OBJECTIVE >> From the listing below, extract every line containing "drawn".

DATASET EXTRACT >>
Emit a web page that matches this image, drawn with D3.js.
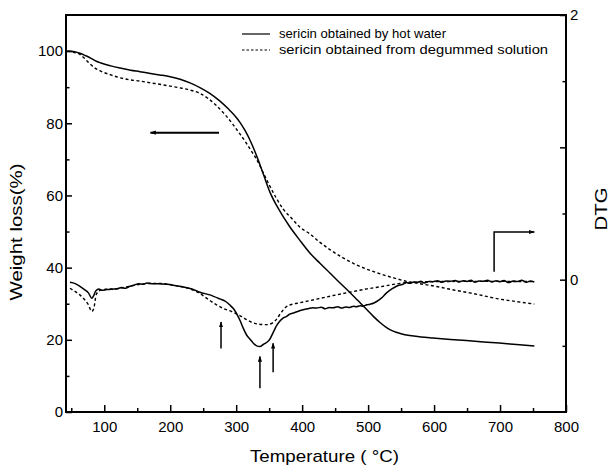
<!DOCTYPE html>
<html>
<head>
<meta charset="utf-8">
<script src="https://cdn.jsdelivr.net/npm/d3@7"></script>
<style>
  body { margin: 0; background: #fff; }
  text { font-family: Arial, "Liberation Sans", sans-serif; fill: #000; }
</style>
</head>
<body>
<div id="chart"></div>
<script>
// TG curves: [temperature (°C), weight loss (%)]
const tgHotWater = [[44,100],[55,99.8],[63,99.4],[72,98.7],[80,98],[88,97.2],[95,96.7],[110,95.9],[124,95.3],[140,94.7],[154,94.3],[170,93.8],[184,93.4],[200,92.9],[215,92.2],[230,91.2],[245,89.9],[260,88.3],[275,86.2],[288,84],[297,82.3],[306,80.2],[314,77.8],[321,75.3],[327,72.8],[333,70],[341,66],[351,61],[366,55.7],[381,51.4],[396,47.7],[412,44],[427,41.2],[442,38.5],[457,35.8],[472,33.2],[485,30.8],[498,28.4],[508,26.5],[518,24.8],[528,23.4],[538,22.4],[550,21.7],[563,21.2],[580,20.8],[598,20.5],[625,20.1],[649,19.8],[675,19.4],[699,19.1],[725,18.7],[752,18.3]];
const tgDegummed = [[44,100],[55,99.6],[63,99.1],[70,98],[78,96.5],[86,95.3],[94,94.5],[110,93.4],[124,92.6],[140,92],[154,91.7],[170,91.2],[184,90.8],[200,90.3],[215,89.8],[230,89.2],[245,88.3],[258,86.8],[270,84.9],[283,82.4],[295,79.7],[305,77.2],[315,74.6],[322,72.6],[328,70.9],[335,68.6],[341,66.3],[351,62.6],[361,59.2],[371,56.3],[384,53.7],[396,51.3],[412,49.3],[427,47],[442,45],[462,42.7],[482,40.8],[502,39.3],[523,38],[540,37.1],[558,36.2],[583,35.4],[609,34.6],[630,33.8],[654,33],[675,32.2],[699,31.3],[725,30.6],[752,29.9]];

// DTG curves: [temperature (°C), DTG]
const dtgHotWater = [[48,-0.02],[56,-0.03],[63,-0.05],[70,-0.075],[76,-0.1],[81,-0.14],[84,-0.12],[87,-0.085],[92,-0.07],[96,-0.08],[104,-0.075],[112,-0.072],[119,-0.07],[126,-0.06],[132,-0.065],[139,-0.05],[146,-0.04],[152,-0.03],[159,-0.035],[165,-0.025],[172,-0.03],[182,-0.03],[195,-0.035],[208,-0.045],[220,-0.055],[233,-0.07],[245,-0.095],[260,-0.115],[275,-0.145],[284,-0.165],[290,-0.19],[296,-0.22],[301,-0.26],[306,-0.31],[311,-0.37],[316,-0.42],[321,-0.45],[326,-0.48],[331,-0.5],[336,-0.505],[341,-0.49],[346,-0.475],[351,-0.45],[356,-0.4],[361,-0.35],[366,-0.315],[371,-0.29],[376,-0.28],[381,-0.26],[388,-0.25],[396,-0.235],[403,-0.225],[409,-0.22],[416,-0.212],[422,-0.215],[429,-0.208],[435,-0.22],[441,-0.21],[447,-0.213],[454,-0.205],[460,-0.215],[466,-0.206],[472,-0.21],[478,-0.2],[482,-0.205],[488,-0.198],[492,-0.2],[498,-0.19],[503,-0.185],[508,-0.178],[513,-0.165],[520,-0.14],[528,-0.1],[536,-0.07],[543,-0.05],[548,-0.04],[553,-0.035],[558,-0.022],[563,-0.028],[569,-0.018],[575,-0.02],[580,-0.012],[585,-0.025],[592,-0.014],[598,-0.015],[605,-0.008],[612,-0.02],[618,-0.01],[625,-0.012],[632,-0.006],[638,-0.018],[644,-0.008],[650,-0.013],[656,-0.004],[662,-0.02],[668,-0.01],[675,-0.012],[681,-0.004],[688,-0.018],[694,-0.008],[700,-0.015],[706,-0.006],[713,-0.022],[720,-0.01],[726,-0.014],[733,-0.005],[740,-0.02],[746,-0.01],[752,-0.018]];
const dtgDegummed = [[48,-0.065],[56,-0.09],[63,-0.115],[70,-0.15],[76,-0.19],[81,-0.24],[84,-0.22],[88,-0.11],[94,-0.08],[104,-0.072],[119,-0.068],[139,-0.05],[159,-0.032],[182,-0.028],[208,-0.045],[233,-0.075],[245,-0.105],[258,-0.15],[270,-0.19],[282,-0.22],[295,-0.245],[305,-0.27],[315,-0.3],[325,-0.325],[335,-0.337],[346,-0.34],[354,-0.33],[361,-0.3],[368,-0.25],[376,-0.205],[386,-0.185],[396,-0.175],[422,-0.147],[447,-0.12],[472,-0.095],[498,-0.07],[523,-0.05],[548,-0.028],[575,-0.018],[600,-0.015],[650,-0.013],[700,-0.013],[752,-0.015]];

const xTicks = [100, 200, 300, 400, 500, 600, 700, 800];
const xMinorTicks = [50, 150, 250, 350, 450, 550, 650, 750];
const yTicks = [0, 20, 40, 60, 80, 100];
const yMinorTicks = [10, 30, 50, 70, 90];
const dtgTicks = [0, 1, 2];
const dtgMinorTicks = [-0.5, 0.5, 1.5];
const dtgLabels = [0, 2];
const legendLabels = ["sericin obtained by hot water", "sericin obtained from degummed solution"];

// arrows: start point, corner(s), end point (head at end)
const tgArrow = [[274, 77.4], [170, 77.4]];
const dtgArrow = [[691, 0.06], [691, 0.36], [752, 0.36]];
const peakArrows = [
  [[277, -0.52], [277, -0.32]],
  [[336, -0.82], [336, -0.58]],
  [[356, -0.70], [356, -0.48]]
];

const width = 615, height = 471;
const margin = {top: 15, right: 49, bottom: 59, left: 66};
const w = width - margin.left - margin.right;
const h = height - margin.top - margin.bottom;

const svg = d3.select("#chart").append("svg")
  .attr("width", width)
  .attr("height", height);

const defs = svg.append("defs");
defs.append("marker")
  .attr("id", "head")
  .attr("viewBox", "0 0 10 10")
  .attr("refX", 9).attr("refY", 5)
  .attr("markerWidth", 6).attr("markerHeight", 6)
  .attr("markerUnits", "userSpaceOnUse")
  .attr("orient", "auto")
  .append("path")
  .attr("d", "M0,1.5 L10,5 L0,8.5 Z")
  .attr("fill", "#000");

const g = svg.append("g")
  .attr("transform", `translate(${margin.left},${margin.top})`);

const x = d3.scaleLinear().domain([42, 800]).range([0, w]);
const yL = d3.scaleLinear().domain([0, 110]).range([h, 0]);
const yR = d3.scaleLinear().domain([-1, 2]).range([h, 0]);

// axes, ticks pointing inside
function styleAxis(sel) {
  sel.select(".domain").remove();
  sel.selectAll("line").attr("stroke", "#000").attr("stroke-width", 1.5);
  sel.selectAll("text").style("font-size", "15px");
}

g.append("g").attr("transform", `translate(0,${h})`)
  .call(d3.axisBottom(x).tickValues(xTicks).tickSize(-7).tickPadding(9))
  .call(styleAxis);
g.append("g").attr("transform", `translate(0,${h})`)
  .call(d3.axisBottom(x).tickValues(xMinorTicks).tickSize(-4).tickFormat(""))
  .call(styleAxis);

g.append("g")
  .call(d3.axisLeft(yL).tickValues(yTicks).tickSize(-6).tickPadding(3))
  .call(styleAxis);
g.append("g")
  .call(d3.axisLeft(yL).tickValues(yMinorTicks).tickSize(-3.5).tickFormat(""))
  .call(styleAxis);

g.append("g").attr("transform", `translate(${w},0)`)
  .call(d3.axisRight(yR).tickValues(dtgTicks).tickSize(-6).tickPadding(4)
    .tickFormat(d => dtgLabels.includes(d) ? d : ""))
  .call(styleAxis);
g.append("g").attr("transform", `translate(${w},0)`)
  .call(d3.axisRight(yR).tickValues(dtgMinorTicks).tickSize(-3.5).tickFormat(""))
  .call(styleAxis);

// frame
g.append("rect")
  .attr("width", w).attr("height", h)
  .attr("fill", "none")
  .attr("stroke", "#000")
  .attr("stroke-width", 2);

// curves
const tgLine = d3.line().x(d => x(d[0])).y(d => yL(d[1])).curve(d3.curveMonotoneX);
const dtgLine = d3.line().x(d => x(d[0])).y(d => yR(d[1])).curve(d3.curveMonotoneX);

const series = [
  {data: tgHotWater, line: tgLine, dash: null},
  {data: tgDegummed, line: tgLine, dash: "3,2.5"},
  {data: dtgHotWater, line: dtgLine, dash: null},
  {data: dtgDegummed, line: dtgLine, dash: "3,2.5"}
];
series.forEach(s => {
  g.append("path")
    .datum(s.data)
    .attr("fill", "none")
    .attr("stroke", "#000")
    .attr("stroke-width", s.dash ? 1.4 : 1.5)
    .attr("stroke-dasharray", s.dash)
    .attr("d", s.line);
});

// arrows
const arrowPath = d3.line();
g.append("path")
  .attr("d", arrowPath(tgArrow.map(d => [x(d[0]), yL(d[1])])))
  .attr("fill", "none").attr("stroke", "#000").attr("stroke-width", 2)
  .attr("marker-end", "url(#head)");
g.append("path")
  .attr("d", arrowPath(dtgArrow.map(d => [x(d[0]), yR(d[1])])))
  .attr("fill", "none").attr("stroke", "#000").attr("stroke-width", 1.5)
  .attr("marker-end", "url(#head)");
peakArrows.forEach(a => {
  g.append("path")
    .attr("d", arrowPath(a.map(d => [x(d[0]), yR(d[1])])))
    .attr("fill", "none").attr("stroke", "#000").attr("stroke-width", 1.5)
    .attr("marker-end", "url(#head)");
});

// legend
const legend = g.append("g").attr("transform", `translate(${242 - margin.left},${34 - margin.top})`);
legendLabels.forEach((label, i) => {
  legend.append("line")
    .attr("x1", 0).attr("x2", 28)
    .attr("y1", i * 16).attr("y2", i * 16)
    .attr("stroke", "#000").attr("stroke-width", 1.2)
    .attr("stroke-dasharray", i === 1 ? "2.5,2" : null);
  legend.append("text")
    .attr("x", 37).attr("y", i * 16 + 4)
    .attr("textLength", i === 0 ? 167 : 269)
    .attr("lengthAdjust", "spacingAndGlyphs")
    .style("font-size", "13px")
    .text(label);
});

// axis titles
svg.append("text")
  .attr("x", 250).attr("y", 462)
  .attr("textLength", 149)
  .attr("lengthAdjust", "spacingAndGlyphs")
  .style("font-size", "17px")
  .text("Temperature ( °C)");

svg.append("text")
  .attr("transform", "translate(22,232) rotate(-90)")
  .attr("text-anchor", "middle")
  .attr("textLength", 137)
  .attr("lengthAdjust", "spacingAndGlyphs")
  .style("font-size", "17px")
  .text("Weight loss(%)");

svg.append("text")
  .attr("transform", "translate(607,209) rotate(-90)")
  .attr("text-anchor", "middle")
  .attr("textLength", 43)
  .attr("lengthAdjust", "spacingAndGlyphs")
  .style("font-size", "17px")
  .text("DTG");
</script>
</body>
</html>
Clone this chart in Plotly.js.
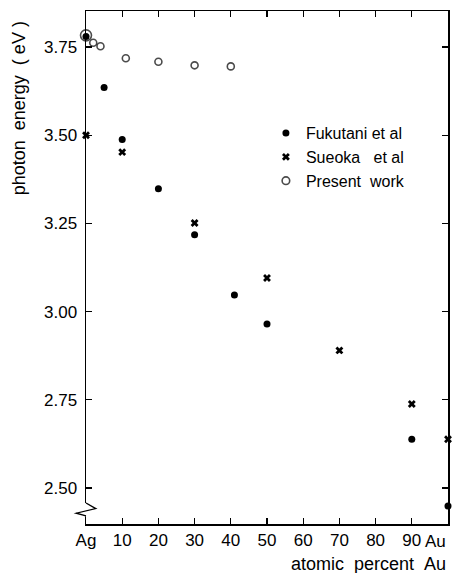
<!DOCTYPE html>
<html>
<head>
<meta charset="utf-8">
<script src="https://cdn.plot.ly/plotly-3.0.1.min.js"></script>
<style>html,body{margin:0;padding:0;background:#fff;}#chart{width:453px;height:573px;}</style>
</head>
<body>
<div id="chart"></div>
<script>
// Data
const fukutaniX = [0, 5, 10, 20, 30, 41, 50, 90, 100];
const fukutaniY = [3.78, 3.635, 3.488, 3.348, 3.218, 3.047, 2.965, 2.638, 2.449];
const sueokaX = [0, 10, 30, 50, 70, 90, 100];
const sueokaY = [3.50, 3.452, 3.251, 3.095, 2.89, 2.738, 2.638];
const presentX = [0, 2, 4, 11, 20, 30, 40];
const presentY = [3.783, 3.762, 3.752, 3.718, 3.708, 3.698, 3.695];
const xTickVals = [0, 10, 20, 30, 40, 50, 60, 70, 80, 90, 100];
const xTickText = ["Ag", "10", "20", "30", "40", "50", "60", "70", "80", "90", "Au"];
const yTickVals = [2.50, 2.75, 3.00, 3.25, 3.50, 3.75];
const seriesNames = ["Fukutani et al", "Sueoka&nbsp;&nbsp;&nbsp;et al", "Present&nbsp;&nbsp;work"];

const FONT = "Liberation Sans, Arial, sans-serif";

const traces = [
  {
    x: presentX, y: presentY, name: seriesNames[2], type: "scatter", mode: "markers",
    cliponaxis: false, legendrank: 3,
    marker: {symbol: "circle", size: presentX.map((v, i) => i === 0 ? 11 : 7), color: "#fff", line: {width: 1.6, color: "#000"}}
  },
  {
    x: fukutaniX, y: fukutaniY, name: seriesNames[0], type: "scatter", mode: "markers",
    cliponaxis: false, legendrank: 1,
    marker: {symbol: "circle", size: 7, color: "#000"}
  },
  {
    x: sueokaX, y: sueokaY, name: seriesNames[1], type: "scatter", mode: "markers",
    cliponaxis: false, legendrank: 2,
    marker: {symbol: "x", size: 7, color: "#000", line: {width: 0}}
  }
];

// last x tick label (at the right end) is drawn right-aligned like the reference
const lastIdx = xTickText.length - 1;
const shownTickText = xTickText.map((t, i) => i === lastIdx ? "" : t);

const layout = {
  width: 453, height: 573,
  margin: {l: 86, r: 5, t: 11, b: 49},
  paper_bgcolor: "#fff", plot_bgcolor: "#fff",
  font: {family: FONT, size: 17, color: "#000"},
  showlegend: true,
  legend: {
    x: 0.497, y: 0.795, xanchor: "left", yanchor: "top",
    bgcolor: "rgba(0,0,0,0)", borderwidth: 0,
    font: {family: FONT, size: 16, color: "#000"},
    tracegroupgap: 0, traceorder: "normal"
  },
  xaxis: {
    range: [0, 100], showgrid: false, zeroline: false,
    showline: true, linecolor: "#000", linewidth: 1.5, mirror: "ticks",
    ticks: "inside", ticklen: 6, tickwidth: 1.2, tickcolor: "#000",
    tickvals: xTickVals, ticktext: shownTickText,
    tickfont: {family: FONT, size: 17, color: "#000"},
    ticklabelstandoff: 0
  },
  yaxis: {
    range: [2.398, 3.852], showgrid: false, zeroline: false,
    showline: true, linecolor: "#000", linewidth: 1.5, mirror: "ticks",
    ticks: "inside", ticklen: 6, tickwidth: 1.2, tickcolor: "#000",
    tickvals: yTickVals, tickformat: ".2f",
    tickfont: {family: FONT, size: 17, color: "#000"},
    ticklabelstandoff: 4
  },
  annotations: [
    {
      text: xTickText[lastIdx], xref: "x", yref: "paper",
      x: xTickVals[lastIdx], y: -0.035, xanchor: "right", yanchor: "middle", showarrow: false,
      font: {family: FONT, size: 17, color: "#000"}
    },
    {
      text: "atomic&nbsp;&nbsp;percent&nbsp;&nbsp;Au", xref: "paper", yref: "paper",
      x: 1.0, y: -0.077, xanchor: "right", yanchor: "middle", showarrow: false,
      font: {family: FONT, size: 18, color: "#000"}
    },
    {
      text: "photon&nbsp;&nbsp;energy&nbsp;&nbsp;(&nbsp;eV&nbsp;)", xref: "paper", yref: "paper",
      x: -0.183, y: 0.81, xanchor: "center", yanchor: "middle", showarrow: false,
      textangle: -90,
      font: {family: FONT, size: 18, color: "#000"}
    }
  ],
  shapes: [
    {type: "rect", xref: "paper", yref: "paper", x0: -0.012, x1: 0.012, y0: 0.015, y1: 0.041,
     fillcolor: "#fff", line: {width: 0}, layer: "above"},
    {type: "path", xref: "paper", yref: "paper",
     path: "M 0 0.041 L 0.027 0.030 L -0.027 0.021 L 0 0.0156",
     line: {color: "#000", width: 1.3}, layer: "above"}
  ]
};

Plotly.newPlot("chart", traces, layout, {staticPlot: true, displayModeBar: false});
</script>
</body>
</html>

TASK ANSWER >>
Emit a web page that matches this image, drawn with D3.js.
// last x tick label (at the right end) is drawn right-aligned like the reference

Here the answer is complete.